Однажды, когда я в полном одиночестве сидел во внутреннем дворе, туда неожиданно вошла Анандамойи Ма. Желая выразить ей почтение, я склонился перед ней и коснулся ее стоп. Сильно смутившись и покраснев, она отпрянула. Меня охватило жгучее чувство вины. При виде Анандамойи Ма я невольно захотел выразить ей почтение, но сделал это грубо и бестактно. Что я натворил! Я понял, что, невзирая на свое возвышенное положение, она была очень скромна и потому предпочитала, чтобы последователи не прикасались к ее стопам.

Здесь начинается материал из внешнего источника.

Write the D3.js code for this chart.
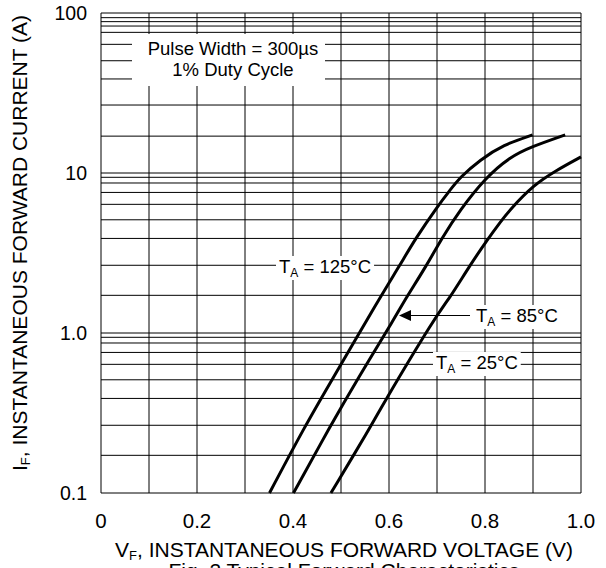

Увидев, что я помертвел от стыда, Анандамойи Ма сжалилась надо мной и присела рядом на стул. Улыбаясь, как дитя, она закатила глаза, веки ее затрепетали и закрылись. В наступившей тишине она погрузилась в транс, и я ощутил исходящую от нее ауру материнской любви. Лицо ее, по-младенчески невинное, озарилось ангельским светом. Вместе с ней я погрузился в сокровенное безмолвие. Какое-то время спустя Анандамойи Ма вышла из транса, улыбнулась и жестом подозвала меня. Ее глаза излучали любовь и нежность, но, когда я заглянул в их бездонную глубину, то увидел в них полную свободу от материальных желаний. Молча поднеся к носу и губам цветок лотоса, Анандамойи Ма протянула его мне, а затем поднялась и ушла.